Aun así, imponía. Aquel gorro tan largo como una media que, incluso en verano, se ponía dentro de su casa, satisfacía cierta imagen devota de sí mismo como bufón de corte. Y de hecho había una antigua capa de brillantes colores desvaídos, una policromía bufonesca. Costaba tomarle por un personaje imponente, pero lo era. Sin lugar a dudas. Tenía unos ojos extraordinarios, tan azules como los más fríos cielos septentrionales, pero llenos de luces que daban una pista de muchos de los trucos que había aprendido.

Durante cuarenta años, Alois había visto a cientos de personas cada día, y era difícil que le sorprendiese una apariencia heterodoxa. Además, había desarrollado la capacidad de captar el primer momento en cada contacto pasajero. Los viajeros no estaban preparados para el fenómeno de topar con un aduanero que poseía tal grado de autoridad, y pocos eran capaces de afrontar la inteligencia que expresaba su mirada inmediata. «¡Intenta engañarme! ¡No podrás!», era la inconfundible advertencia que se leía en sus ojos.
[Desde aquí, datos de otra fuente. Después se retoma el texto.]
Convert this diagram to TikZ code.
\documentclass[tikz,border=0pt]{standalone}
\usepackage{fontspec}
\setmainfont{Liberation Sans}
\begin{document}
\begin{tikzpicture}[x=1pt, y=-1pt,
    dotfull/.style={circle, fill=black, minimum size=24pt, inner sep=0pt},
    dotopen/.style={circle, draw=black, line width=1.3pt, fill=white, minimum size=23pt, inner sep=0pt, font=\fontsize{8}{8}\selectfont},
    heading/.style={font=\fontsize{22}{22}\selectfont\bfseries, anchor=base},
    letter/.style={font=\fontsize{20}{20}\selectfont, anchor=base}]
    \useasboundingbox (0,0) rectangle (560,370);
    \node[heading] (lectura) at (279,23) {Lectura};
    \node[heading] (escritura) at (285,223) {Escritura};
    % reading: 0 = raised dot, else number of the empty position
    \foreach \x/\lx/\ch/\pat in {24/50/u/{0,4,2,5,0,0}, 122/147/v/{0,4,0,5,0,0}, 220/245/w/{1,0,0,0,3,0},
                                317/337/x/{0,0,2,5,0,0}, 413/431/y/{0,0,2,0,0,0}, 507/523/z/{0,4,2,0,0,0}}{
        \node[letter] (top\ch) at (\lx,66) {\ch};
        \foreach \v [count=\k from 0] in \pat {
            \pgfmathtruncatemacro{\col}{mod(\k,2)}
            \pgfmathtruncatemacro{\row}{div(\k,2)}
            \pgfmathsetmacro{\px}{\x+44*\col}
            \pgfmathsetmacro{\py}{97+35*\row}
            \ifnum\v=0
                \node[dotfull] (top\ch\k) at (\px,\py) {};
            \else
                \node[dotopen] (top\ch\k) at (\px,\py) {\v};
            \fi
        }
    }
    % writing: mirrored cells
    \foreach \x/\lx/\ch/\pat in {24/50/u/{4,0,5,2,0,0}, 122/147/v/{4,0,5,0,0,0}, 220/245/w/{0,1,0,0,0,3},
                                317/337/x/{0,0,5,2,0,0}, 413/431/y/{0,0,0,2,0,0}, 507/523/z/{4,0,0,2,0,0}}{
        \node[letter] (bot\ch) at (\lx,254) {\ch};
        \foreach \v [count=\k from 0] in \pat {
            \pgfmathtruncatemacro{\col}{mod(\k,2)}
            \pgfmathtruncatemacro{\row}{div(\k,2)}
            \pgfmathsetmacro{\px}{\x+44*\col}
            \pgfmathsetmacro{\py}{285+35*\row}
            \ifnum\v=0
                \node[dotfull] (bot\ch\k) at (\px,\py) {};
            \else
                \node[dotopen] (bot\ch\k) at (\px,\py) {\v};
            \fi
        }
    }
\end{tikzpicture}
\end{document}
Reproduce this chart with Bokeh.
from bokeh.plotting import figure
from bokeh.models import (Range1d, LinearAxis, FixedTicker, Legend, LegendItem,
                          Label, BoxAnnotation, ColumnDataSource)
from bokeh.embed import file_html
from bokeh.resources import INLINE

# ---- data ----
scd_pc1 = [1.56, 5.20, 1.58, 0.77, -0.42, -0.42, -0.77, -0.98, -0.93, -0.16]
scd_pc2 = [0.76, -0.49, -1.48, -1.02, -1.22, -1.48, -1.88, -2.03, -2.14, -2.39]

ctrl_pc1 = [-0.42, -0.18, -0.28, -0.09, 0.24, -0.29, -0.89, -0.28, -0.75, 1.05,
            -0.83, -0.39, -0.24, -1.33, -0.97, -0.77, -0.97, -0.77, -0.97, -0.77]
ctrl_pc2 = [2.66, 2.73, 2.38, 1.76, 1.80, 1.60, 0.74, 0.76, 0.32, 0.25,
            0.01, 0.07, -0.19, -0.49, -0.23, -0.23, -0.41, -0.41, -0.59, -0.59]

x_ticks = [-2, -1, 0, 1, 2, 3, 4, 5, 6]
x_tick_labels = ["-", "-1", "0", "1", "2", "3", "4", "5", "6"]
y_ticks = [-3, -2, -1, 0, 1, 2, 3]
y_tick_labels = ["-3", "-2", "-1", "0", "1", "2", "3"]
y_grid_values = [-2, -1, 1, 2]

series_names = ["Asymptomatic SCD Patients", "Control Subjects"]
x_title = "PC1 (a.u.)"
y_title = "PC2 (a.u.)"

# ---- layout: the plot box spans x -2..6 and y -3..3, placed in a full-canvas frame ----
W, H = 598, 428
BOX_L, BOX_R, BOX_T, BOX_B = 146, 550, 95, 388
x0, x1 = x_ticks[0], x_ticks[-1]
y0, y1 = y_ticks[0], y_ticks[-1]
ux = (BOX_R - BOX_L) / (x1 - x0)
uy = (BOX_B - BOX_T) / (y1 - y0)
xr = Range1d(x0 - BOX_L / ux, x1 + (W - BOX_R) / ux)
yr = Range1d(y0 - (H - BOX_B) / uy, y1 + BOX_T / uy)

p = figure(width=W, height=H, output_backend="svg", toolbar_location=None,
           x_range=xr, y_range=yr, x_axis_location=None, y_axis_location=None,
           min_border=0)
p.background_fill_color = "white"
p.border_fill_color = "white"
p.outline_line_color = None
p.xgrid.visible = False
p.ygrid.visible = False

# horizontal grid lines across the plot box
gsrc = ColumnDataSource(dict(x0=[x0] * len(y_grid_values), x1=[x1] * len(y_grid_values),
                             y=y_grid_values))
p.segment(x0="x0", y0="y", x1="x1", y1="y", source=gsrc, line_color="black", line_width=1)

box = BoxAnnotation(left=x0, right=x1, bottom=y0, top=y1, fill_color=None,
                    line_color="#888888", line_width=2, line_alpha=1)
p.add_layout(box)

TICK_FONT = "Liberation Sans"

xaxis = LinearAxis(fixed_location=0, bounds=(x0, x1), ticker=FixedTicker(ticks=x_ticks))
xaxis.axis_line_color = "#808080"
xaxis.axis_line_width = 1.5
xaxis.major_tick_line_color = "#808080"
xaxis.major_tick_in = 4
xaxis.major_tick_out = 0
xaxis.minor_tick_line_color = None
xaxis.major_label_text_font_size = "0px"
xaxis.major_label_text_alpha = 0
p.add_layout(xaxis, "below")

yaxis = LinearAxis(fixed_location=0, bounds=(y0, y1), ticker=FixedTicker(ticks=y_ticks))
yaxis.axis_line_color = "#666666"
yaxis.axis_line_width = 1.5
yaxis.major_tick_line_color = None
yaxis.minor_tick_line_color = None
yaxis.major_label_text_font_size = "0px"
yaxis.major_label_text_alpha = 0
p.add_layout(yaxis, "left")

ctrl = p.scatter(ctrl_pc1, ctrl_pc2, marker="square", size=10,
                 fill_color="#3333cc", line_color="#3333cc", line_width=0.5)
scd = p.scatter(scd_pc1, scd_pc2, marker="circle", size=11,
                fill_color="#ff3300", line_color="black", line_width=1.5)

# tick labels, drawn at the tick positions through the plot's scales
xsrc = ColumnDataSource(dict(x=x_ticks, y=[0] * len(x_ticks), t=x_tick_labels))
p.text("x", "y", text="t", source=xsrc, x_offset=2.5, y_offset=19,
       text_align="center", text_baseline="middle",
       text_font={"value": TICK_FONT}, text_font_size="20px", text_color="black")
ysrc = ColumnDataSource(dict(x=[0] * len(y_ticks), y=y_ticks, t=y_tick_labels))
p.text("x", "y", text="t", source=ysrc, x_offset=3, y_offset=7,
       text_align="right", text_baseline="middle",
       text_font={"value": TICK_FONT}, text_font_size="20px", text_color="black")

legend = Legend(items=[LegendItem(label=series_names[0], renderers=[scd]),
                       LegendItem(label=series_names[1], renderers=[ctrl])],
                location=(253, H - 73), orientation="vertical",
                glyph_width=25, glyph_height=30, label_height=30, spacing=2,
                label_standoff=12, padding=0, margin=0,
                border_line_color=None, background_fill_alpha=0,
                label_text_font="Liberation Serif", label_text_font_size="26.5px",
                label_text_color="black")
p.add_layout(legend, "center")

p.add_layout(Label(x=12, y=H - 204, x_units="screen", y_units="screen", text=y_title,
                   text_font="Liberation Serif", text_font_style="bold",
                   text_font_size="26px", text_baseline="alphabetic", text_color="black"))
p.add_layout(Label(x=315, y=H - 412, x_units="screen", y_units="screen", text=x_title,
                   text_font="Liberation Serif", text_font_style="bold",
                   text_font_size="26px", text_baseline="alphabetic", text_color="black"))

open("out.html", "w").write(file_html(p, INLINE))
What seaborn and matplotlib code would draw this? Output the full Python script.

Ésta fue una razón primordial para que yo ordenara a Der Alte que recibiese al padre y al hijo en la puerta de entrada con una cucharada de miel, y que la introdujera sin pedir permiso en la boca del chico. Seguro que Alois no se esperaba esto. Algo tan grosero. Tan gentil. ¡Las dos cosas a la vez! A Alois no le ofreció nada más que una sonrisa de superioridad, como si la guarida empapada de pis de Der Alte, peor que un domicilio de quince gatos, fuera su reino y estuviese a gusto en él y, podría añadir yo, diabólicamente desinhibido.